I wrote this post last night for the IIEA blog. I concluded it by discussing what I view as the likely upcoming referendum
It will be very important that other Eurozone member states be careful when discussing the problems faced by countries such as Ireland, for whom ratification of a new treaty will be politically complex.
For all the temptation to present such an agreement as a “yes or no” moment on euro membership (a temptation last seen with Mrs. Merkel’s “ya oder nein” moment) the truth is that there is no clearly defined way to expel a country from the single currency. Beyond the potential of a bullying approach back-firing with the Irish public, a focus on a referendum as a decision about euro membership risks triggering a massive bank run as depositors take flight to avoid the redenomination that is being threatened.
Needless to say, what happens today? Our own Minister for Finance comes out with the following:
FINANCE Minister Michael said today that any referendum here on the new EU deal would essentially be a vote on the country’s continued membership of the eurozone.
“It really comes down on this occasion to a very simple issue, do you want to continue in the euro or not,” Mr Noonan said in an interview with Bloomberg Television.
“Faced with that question, I think the Irish people will pass such a referendum.”
I think this is a very poor way for the government to approach this issue and I would hope they reconsider it.
The Irish public have a history of responding poorly to threats as a motivation for voting for EU treaties. And if Mr. Noonan is keen on triggering another disastrous bank run (this time also involving retail depositors) then he should keep talking this way and linking the probability of Ireland being in the euro with the latest polls on how likely the referendum is to pass.

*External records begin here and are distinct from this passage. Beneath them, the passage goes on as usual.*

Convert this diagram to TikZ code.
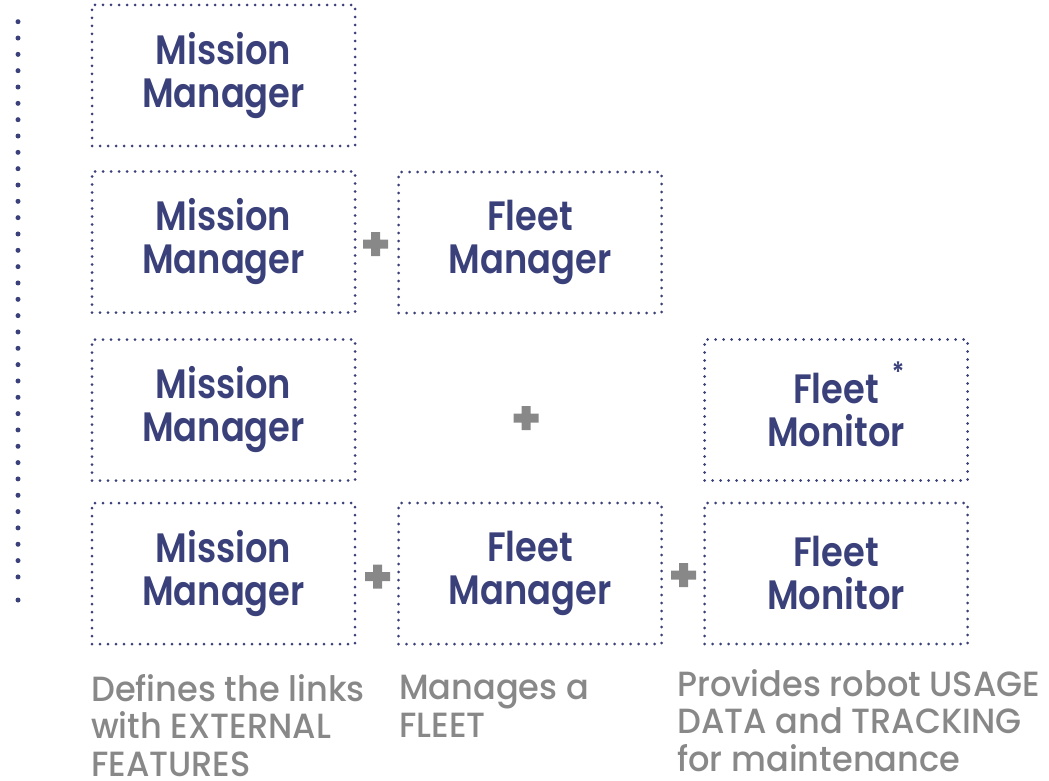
\documentclass[tikz,border=0pt]{standalone}
\usepackage{fontspec}
\setmainfont{Poppins}
\newfontfamily\titlefont{Poppins SemiBold}[FakeStretch=0.86]
\newfontfamily\notefont{Poppins Medium}[FakeStretch=0.96]
\usetikzlibrary{positioning}
\definecolor{navyblue}{HTML}{3A4079}
\definecolor{plusgray}{HTML}{888888}

\begin{document}
\begin{tikzpicture}[
        x=1pt, y=-1pt,
        module/.style={draw=navyblue, line width=3pt, dash pattern=on 0pt off 8pt,
            line cap=round, minimum width=263pt, minimum height=141pt, align=center,
            text=navyblue, font=\titlefont\fontsize{41}{43}\selectfont},
        caption/.style={anchor=base west, align=left, inner sep=0pt, text=plusgray,
            font=\notefont\fontsize{35}{37.3}\selectfont},
        plussign/.style={fill=plusgray}
    ]
        \useasboundingbox (0,0) rectangle (1049,781);
        % dotted rule on the left
        \draw[navyblue, line width=5pt, line cap=round, dash pattern=on 0pt off 16.33pt] (18,21.7) -- (18,578);
        \fill[navyblue] (18,600) circle (2.5pt);
        % modules
        \node[module] (mission1) at (223.5,75.5) {Mission\\Manager};
        \node[module] (mission2) at (223.5,242) {Mission\\Manager};
        \node[module] (fleet2) at (530,242.5) {Fleet\\Manager};
        \node[module] (mission3) at (223.5,410) {Mission\\Manager};
        \node[module] (monitor3) at (836,410) {Fleet\\Monitor};
        \node[text=navyblue, font=\titlefont\fontsize{28}{28}\selectfont] (star) at (898,372) {*};
        \node[module] (mission4) at (223.5,573.5) {Mission\\Manager};
        \node[module] (fleet4) at (530,573.5) {Fleet\\Manager};
        \node[module] (monitor4) at (836,573.5) {Fleet\\Monitor};
        % plus signs
        \fill[plussign, shift={(375.5,244)}] (-12.5,-4.5) rectangle (12.5,4.5) (-4.5,-12) rectangle (4.5,12);
        \fill[plussign, shift={(526,418)}] (-12.5,-4.5) rectangle (12.5,4.5) (-4.5,-12) rectangle (4.5,12);
        \fill[plussign, shift={(377.5,576.5)}] (-12.5,-4.5) rectangle (12.5,4.5) (-4.5,-12) rectangle (4.5,12);
        \fill[plussign, shift={(683.5,575)}] (-12.5,-4.5) rectangle (12.5,4.5) (-4.5,-12) rectangle (4.5,12);
        % captions (base = last line)
        \node[caption] (note1) at (91,776) {Defines the links\\with EXTERNAL\\FEATURES};
        \node[caption] (note2) at (399,737) {Manages a\\FLEET};
        \node[caption] (note3) at (677,771) {Provides robot USAGE\\DATA and TRACKING\\for maintenance};
    \end{tikzpicture}
\end{document}
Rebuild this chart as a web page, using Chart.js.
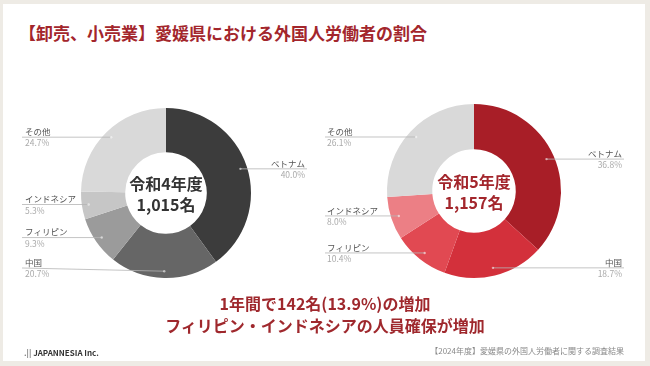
<!DOCTYPE html>
<html lang="ja">
<head>
  <meta charset="UTF-8" />
  <title>卸売、小売業 外国人労働者の割合</title>
  <script src="https://cdn.jsdelivr.net/npm/chart.js"></script>
  <style>
    body { margin: 0; width: 650px; height: 366px; background: #eeebe5; position: relative; overflow: hidden;
           font-family: "Noto Sans CJK JP", "Noto Sans", sans-serif; }
    .card { position: absolute; left: 3px; top: 4px; width: 642px; height: 357px; background: #fff; }
    .title { position: absolute; left: 19px; top: 20px; font-size: 17px; font-weight: bold; color: #a3262c;
             white-space: nowrap; }
    .summary { position: absolute; left: 0; width: 650px; text-align: center; font-size: 16px; font-weight: bold;
               color: #9f282d; white-space: nowrap; }
    .logo { position: absolute; left: 24px; top: 347px; font-size: 8px; font-weight: bold; color: #333; }
    .source { position: absolute; right: 26px; top: 345px; font-size: 8px; color: #888; white-space: nowrap; }
    canvas { position: absolute; top: 0; }
  </style>
</head>
<body>
  <div class="card"></div>
  <div class="title">【卸売、小売業】愛媛県における外国人労働者の割合</div>
  <canvas id="chart4" width="325" height="366" style="left:0"></canvas>
  <canvas id="chart5" width="325" height="366" style="left:325px"></canvas>
  <div class="summary" style="top:291px">1年間で142名(13.9%)の増加</div>
  <div class="summary" style="top:313px">フィリピン・インドネシアの人員確保が増加</div>
  <div class="logo"><span style="color:#777">.|| </span>JAPANNESIA Inc.</div>
  <div class="source">【2024年度】愛媛県の外国人労働者に関する調査結果</div>

  <script>
    // categories in drawing order (clockwise from 12 o'clock)
    const categories = ['ベトナム', '中国', 'フィリピン', 'インドネシア', 'その他'];
    const shareR4 = [40.0, 20.7, 9.3, 5.3, 24.7];
    const shareR5 = [36.8, 18.7, 10.4, 8.0, 26.1];
    const centerR4 = ['令和4年度', '1,015名'];
    const centerR5 = ['令和5年度', '1,157名'];

    const greys = ['#3c3c3c', '#666666', '#9b9b9b', '#c6c6c6', '#d9d9d9'];
    const reds = ['#a81e27', '#d3303b', '#e14952', '#ec7f85', '#d9d9d9'];

    // outside labels with leader lines + the text in the hole
    const sideLabels = {
      id: 'sideLabels',
      afterDatasetsDraw(chart, args, opts) {
        const { ctx, chartArea } = chart;
        const meta = chart.getDatasetMeta(0);
        const values = chart.data.datasets[0].data;
        let cx = 0, cy = 0;
        const items = meta.data.map((arc, i) => {
          const p = arc.getProps(['x', 'y', 'startAngle', 'endAngle', 'outerRadius'], true);
          cx = p.x; cy = p.y;
          const mid = (p.startAngle + p.endAngle) / 2;
          const r = p.outerRadius * opts.dotRatio;
          return { i, px: p.x + Math.cos(mid) * r, py: p.y + Math.sin(mid) * r, right: Math.cos(mid) > 0 };
        });

        const maxY = chartArea.bottom - 10;
        [true, false].forEach(side => {
          const list = items.filter(d => d.right === side).sort((a, b) => a.py - b.py);
          list.forEach((d, k) => {
            d.ly = k ? Math.max(d.py, list[k - 1].ly + opts.minGap) : d.py;
          });
          for (let k = list.length - 1; k >= 0; k--) {
            const lim = k === list.length - 1 ? maxY : list[k + 1].ly - opts.minGap;
            list[k].ly = Math.min(list[k].ly, lim);
          }
        });

        ctx.save();
        items.forEach(d => {
          const x = d.right ? opts.rightX : opts.leftX;
          ctx.strokeStyle = '#b5b5b5';
          ctx.lineWidth = 0.8;
          ctx.beginPath();
          ctx.moveTo(d.right ? x + 2 : x - 3, d.ly);
          ctx.lineTo(d.px, d.py);
          ctx.stroke();
          ctx.fillStyle = 'rgba(255,255,255,0.55)';
          ctx.beginPath();
          ctx.arc(d.px, d.py, 1.2, 0, Math.PI * 2);
          ctx.fill();

          ctx.textAlign = d.right ? 'right' : 'left';
          ctx.textBaseline = 'middle';
          ctx.font = '8.5px "Noto Sans CJK JP"';
          ctx.fillStyle = '#555';
          ctx.fillText(categories[d.i], x, d.ly - 5.5);
          ctx.fillStyle = '#aaa';
          ctx.fillText(values[d.i].toFixed(1) + '%', x, d.ly + 6);
        });

        ctx.textAlign = 'center';
        ctx.font = 'bold 16px "Noto Sans CJK JP"';
        ctx.fillStyle = opts.centerColor;
        ctx.fillText(opts.center[0], cx, cy - 9);
        ctx.fillText(opts.center[1], cx, cy + 12);
        ctx.restore();
      }
    };

    function makeDonut(id, values, colors, padding, labelOpts) {
      return new Chart(document.getElementById(id), {
        type: 'doughnut',
        data: {
          labels: categories,
          datasets: [{ data: values, backgroundColor: colors, borderWidth: 0, hoverOffset: 0 }]
        },
        options: {
          responsive: false,
          animation: false,
          cutout: '48%',
          layout: { padding },
          plugins: {
            legend: { display: false },
            tooltip: { enabled: false },
            sideLabels: labelOpts
          }
        },
        plugins: [sideLabels]
      });
    }

    makeDonut('chart4', shareR4, greys,
      { left: 81, right: 74, top: 108, bottom: 88 },
      { leftX: 25, rightX: 305, dotRatio: 0.92, minGap: 30, center: centerR4, centerColor: '#333' });

    makeDonut('chart5', shareR5, reds,
      { left: 62, right: 89, top: 104, bottom: 88 },
      { leftX: 2, rightX: 297, dotRatio: 0.91, minGap: 30, center: centerR5, centerColor: '#a3262c' });
  </script>
</body>
</html>
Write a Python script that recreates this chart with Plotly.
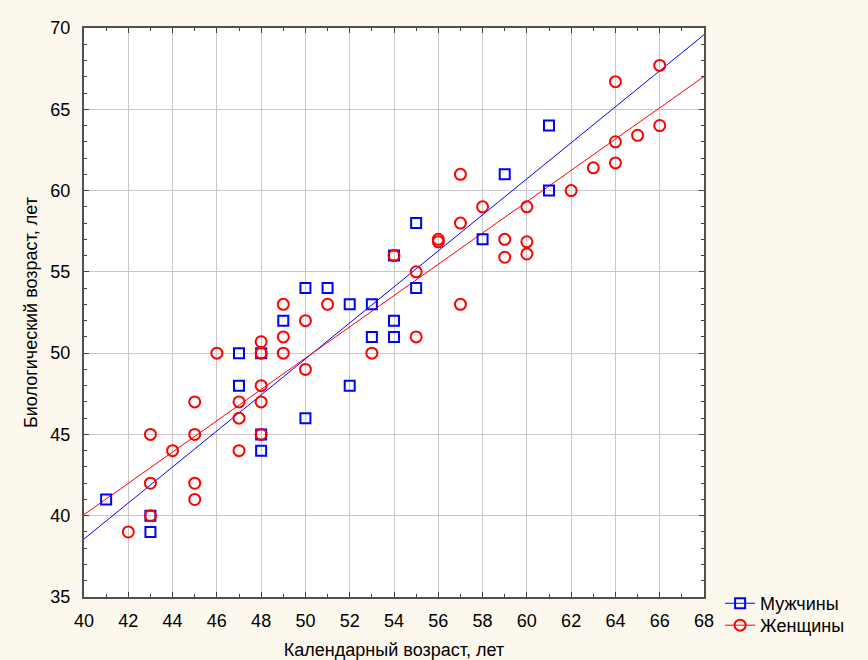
import numpy as np
import plotly.graph_objects as go

# Men (squares)
men_x = [41, 43, 43, 47, 47, 48, 48, 48, 49, 50, 50, 51, 52, 52, 53, 53, 54, 54, 54, 55, 55, 58, 59, 61, 61]
men_y = [41, 40, 39, 50, 48, 50, 45, 44, 52, 54, 46, 54, 53, 48, 53, 51, 56, 52, 51, 58, 54, 57, 61, 64, 60]

# Women (circles)
women_x = [42, 43, 43, 43, 44, 45, 45, 45, 45, 46, 47, 47, 47, 48, 48, 48, 48, 48,
           49, 49, 49, 50, 50, 51, 53, 54, 55, 55, 56, 56, 57, 57, 57, 58, 59, 59,
           60, 60, 60, 62, 63, 64, 64, 64, 65, 66, 66]
women_y = [39, 45, 42, 40, 44, 47, 45, 42, 41, 50, 47, 46, 44, 50.7, 50, 48, 47, 45,
           53, 51, 50, 52, 49, 53, 50, 56, 55, 51, 57, 56.85, 61, 58, 53, 59, 57, 55.9,
           59, 56.85, 56.1, 60, 61.4, 66.7, 63, 61.7, 63.4, 67.7, 64]

x_ticks = list(range(40, 69, 2))
y_ticks = list(range(35, 71, 5))

FONT = "Liberation Sans, Arial, sans-serif"
BLUE = "#0000FF"
RED = "#FF0000"

fig = go.Figure()

fit_x = np.array([40.0, 68.0])
mb = np.polyfit(men_x, men_y, 1)
wb = np.polyfit(women_x, women_y, 1)

fig.add_trace(go.Scatter(x=fit_x, y=np.polyval(mb, fit_x), mode="lines",
                         line=dict(color=BLUE, width=1), showlegend=False, hoverinfo="skip"))
fig.add_trace(go.Scatter(x=fit_x, y=np.polyval(wb, fit_x), mode="lines",
                         line=dict(color=RED, width=1), showlegend=False, hoverinfo="skip"))

fig.add_trace(go.Scatter(x=men_x, y=men_y, mode="markers", showlegend=False,
                         marker=dict(symbol="square-open", size=10, color=BLUE,
                                     line=dict(color=BLUE, width=2))))
fig.add_trace(go.Scatter(x=women_x, y=women_y, mode="markers", showlegend=False,
                         marker=dict(symbol="circle-open", size=11, color=RED,
                                     line=dict(color=RED, width=2))))

# legend entries
fig.add_trace(go.Scatter(x=[None], y=[None], mode="lines+markers", name="Мужчины",
                         legend="legend",
                         line=dict(color=BLUE, width=1),
                         marker=dict(symbol="square-open", size=10, color=BLUE,
                                     line=dict(color=BLUE, width=2))))
fig.add_trace(go.Scatter(x=[None], y=[None], mode="lines+markers", name="Женщины",
                         legend="legend2",
                         line=dict(color=RED, width=1),
                         marker=dict(symbol="circle-open", size=11, color=RED,
                                     line=dict(color=RED, width=2))))

axis_common = dict(
    showline=True, linecolor="#505050", linewidth=2, mirror="ticks",
    ticks="inside", ticklen=5, tickcolor="#404040", tickwidth=1,
    showgrid=True, gridcolor="#C8C8C8", gridwidth=1, zeroline=False,
    automargin=False,
    tickfont=dict(family=FONT, size=18, color="black"),
)

fig.update_xaxes(range=[40, 68], tickvals=x_ticks, ticktext=[str(v) for v in x_ticks],
                 minor=dict(dtick=1, ticks="inside", ticklen=3, tickcolor="#404040", showgrid=False),
                 ticklabelstandoff=6,
                 title=dict(text="Календарный возраст, лет", font=dict(family=FONT, size=18, color="black"),
                            standoff=14),
                 **axis_common)
fig.update_yaxes(range=[35, 70], tickvals=y_ticks, ticktext=[str(v) for v in y_ticks],
                 minor=dict(dtick=1, ticks="inside", ticklen=3, tickcolor="#404040", showgrid=False),
                 ticklabelstandoff=8,
                 title=dict(text="Биологический возраст, лет", font=dict(family=FONT, size=18, color="black"),
                            standoff=8),
                 **axis_common)

legend_common = dict(xanchor="left", yanchor="top", bgcolor="rgba(0,0,0,0)",
                     font=dict(family=FONT, size=18, color="black"), itemwidth=30)

fig.update_layout(
    width=868, height=660,
    margin=dict(l=84, r=164, t=28, b=63),
    paper_bgcolor="#FDF8EE", plot_bgcolor="white",
    font=dict(family=FONT, size=18, color="black"),
    legend=dict(x=1.026, y=0.021, **legend_common),
    legend2=dict(x=1.026, y=-0.0175, **legend_common),
    showlegend=True,
)

fig.write_html("out.html")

The truth is that, whether people like it or not, the debate about this referendum will have many parallels with the Lisbon Treaty debate. It wasn’t true that voting no on Lisbon meant leaving the EU. But it was true that the rest of the EU could have decided to form some new agreement, something which would have required a complex legal and political process.
Similarly, there is simply is no expulsion route from the euro. If Ireland voted down the new intergovernmental treaty but the government wished us to stay in the euro, then there is nothing that could be done to eject Ireland from what is legally a fixed and irrevocable currency union.
It is possible for other countries to move on after an Irish No vote to set up their own currency union. However, this would require them to leave the euro, which would very likely involve them leaving the EU. Legally and economically, such an approach would be hugely difficult for the EU, certainly more difficult than going on to apply the Lisbon changes to some inner core EU.
So a “No” vote would likely leave the EU with a legal and political mess similar to that which occurred after the failure of the Lisbon vote in Ireland in 2008. From the point of view of the core EU countries, this is all very undesirable. They hardly want to admit that any country that doesn’t like the proposed treaty should go around asking for changes on an a la carte basis. If this were the case, then there probably would be no treaty at all (no bad thing, some might say).
But that’s where things stand and it wasn’t a situation schemed up by Irish politicians.
Government ministers should say there is simply no question of Ireland leaving the euro and that’s the end of it. Then they should enter treaty negotiations reminding everyone in Europe of the terrible nuisance that is their constitution and of the huge decline in the popularity of the EU in Ireland since Lisbon and Nice were voted down.
While I don’t necessarily want to endorse Fintan O’Toole’s language about causing trouble, the legal situation is what it is and the government need to make the most of a bad situation. (This issue was also discussed on Monday’s edition of The Frontline).
It’s time to argue for a better treaty and a better deal on the IBRC debt.
It’s not time to bully the public about signing up to whatever is put in front of them or face being booted out of the euro.